The production design is incredible. This world is set in a heightened reality of the 1980s, so it’s only natural that the sets look like they were inspired by a Pinterest board of different Taco Bell restaurants from before the 21st century. There are easter eggs from the book throughout the film like the visual gag of store brand products being sold in completely white packaging with the names in big black lettering. These concepts couldn’t fit into the script, but they still find a moment to shine. It highlights the level of care and effort that went into honoring the source material.

However, the film’s tone doesn’t completely land. Its style has more of a sweeping, wholesome family film essence to it, which conflicts with the absurd nature of the dialogue and themes. It felt too much like a Steven Spielberg film, when it should have been more like Wes Anderson’s elevated realities.

Anderson and Baumbach were collaborators in the early 2000s, with Baumbach co-writing films like “Fantastic Mr. Fox” and “The Life Aquatic with Steve Zissou.” Even Baumbach’s own films from this era, such as “The Squid and the Whale,” would be written with an absurdist tone in mind. In “White Noise,” the jokes were dry, and while the characters were often funny to watch, they were not necessarily a joke in the world of the film.
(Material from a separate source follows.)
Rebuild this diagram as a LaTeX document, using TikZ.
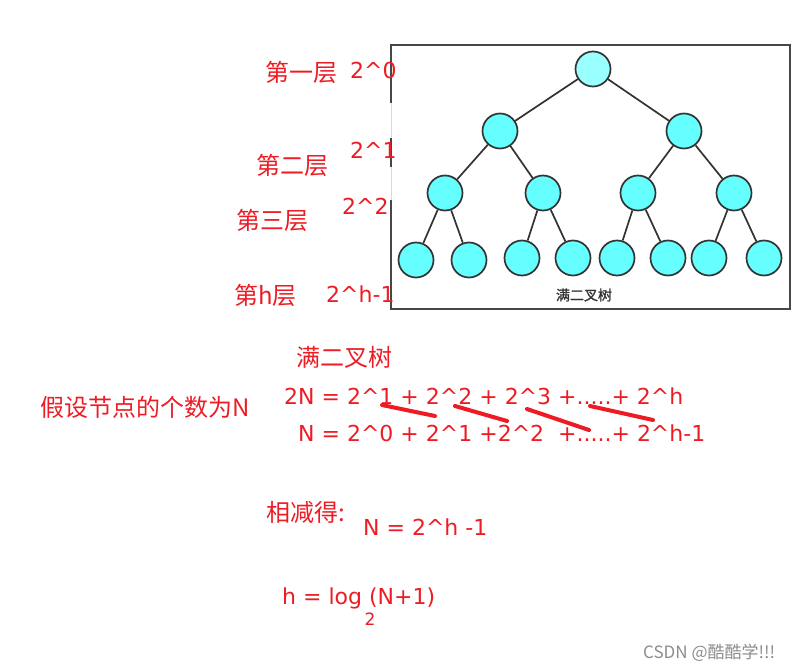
\documentclass[tikz,border=0pt]{standalone}
\usepackage{fontspec}
\setmainfont{DejaVu Sans}
\newfontfamily\cjk{Noto Sans CJK SC}
\newfontfamily\cjkbold[FakeBold=1.5]{Noto Sans CJK SC}
\usetikzlibrary{positioning}
\definecolor{notered}{RGB}{237,28,36}
\definecolor{treecyan}{RGB}{102,255,255}
\definecolor{rootcyan}{RGB}{153,255,255}
\definecolor{edgegray}{RGB}{51,51,51}
\newcommand{\zh}[1]{{\cjk\fontsize{24}{28}\selectfont #1}}
\tikzset{
    treenode/.style={
        draw=edgegray,
        circle,
        fill=treecyan,
        line width=1.7pt,
        minimum size=35pt,
        inner sep=0pt
    },
    rootnode/.style={
        treenode,
        fill=rootcyan
    },
    treeedge/.style={
        draw=edgegray,
        line width=1.7pt
    },
    frame/.style={
        draw=edgegray!90,
        line width=2pt
    },
    note/.style={
        text=notered,
        inner sep=0pt,
        anchor=west,
        font=\fontsize{22}{26}\selectfont
    },
    strike/.style={
        draw=notered,
        line width=4pt,
        line cap=round
    },
}

\begin{document}
\begin{tikzpicture}[x=1pt, y=-1pt]
    \useasboundingbox (0,0) rectangle (792,671);
    % frame of the tree picture
    \coordinate (tl) at (391,45);
    \coordinate (tr) at (790,45);
    \coordinate (br) at (790,309);
    \coordinate (bl) at (391,309);
    \draw[draw=black!15, line width=1pt] (tl) -- (bl);
    \draw[frame] (391,103) -- (tl) -- (tr) -- (br) -- (bl) -- (391,200);
    \draw[frame] (391,138) -- (391,167);

    % tree nodes
    \node[rootnode] (root) at (593,69) {};
    \node[treenode] (l) at (500,131) {};
    \node[treenode] (r) at (684,131) {};
    \node[treenode] (ll) at (445,193) {};
    \node[treenode] (lr) at (543,193) {};
    \node[treenode] (rl) at (638,193) {};
    \node[treenode] (rr) at (734,193) {};
    \node[treenode] (lll) at (416,260) {};
    \node[treenode] (llr) at (469,260) {};
    \node[treenode] (lrl) at (522,258) {};
    \node[treenode] (lrr) at (573,258) {};
    \node[treenode] (rll) at (617,258) {};
    \node[treenode] (rlr) at (668,258) {};
    \node[treenode] (rrl) at (709,258) {};
    \node[treenode] (rrr) at (764,258) {};
    \node[text=edgegray, font=\cjkbold\fontsize{14}{16}\selectfont] (caption) at (584,295) {满二叉树};

    % tree edges
    \draw[treeedge] (root) -- (l);
    \draw[treeedge] (root) -- (r);
    \draw[treeedge] (l) -- (ll);
    \draw[treeedge] (l) -- (lr);
    \draw[treeedge] (r) -- (rl);
    \draw[treeedge] (r) -- (rr);
    \draw[treeedge] (ll) -- (lll);
    \draw[treeedge] (ll) -- (llr);
    \draw[treeedge] (lr) -- (lrl);
    \draw[treeedge] (lr) -- (lrr);
    \draw[treeedge] (rl) -- (rll);
    \draw[treeedge] (rl) -- (rlr);
    \draw[treeedge] (rr) -- (rrl);
    \draw[treeedge] (rr) -- (rrr);

    % level labels
    \node[note] (lvone) at (265,72) {\zh{第一层}};
    \node[note] (powone) at (350,70) {2\^{}0};
    \node[note] (lvtwo) at (256,165) {\zh{第二层}};
    \node[note] (powtwo) at (350,150) {2\^{}1};
    \node[note] (lvthree) at (236,220) {\zh{第三层}};
    \node[note] (powthree) at (342,206) {2\^{}2};
    \node[note] (lvh) at (234,295) {\zh{第h层}};
    \node[note] (powh) at (326,294) {2\^{}h-1};

    % derivation
    \node[note] (title) at (296,357) {\zh{满二叉树}};
    \node[note] (assume) at (40,407) {\zh{假设节点的个数为N}};
    \node[note] (twice) at (284,396) {2N = 2\^{}1 + 2\^{}2 + 2\^{}3 +.....+ 2\^{}h};
    \node[note] (once) at (298,433) {N = 2\^{}0 + 2\^{}1 +2\^{}2 \ +.....+ 2\^{}h-1};
    \node[note] (subtract) at (266,512) {\zh{相减得:}};
    \node[note] (result) at (363,527) {N = 2\^{}h -1};
    \node[note] (height) at (282,598) {h = log (N+1)};
    \node[text=notered, inner sep=0pt, font=\fontsize{17}{19}\selectfont] (base) at (370,619) {2};

    % strike lines
    \coordinate (sa) at (382,405);
    \coordinate (sb) at (435,416);
    \coordinate (sc) at (455,406);
    \coordinate (sd) at (507,421);
    \coordinate (se) at (527,409);
    \coordinate (sf) at (589,430);
    \coordinate (sg) at (590,406);
    \coordinate (sh) at (653,420);
    \draw[strike] (sa) -- (sb);
    \draw[strike] (sc) -- (sd);
    \draw[strike] (se) -- (sf);
    \draw[strike] (sg) -- (sh);

    % watermark
    \node[text=black!45, inner sep=0pt, anchor=west, font=\cjk\fontsize{17}{19}\selectfont] (mark) at (643,653) {CSDN @酷酷学!!!};
\end{tikzpicture}
\end{document}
It’s a shame because I think a younger Baumbach could have juggled the difficult tone of “White Noise” much better than his present-day abilities.

“White Noise” reflects present-day tragedies and our reliance on news coverage as entertainment. (Photo Courtesy of A24)

The most difficult thing to explain about “White Noise”  is what it is actually about. “White Noise” is about everything. It discusses our dependence on consumerism, the way we treat news media like entertainment, the trauma of living through a life-threatening experience and, most prominently, death. These topics are never discussed to the fullest and the conclusion of this film doesn’t try to tie up the loose ends. The title “White Noise” refers to all of the grievances that play in the background of these characters’ daily lives, fuzzing together like white noise. 

It’s all of the meaningless distractions around us that actively hurt our well-being. The characters in “White Noise” notice the mindlessness of television, radio and tabloids, but they never try to change the status quo. If they did, it would make their greatest fear, the looming nature of death, much clearer. The white noise is the safety blanket of blissfulness Jack and his family surround themselves with. At one point in the film, Jack remarks that their lives sound boring and Babette replies that she hopes it lasts forever. This moment is what “White Noise” is about.

“White Noise” is a pale comparison to its source material, and it is much too alienating for general audiences, but it still works. Even with its flaws, it’s an admirable attempt at adaptation, and it functions as a delightful experience more often than not. Within its heightened and absurd world is a truly profound, human story about modern living, death and love. Even if you end up disliking it, I recommend you give it a chance. Or at least read the outstanding novel it’s based on.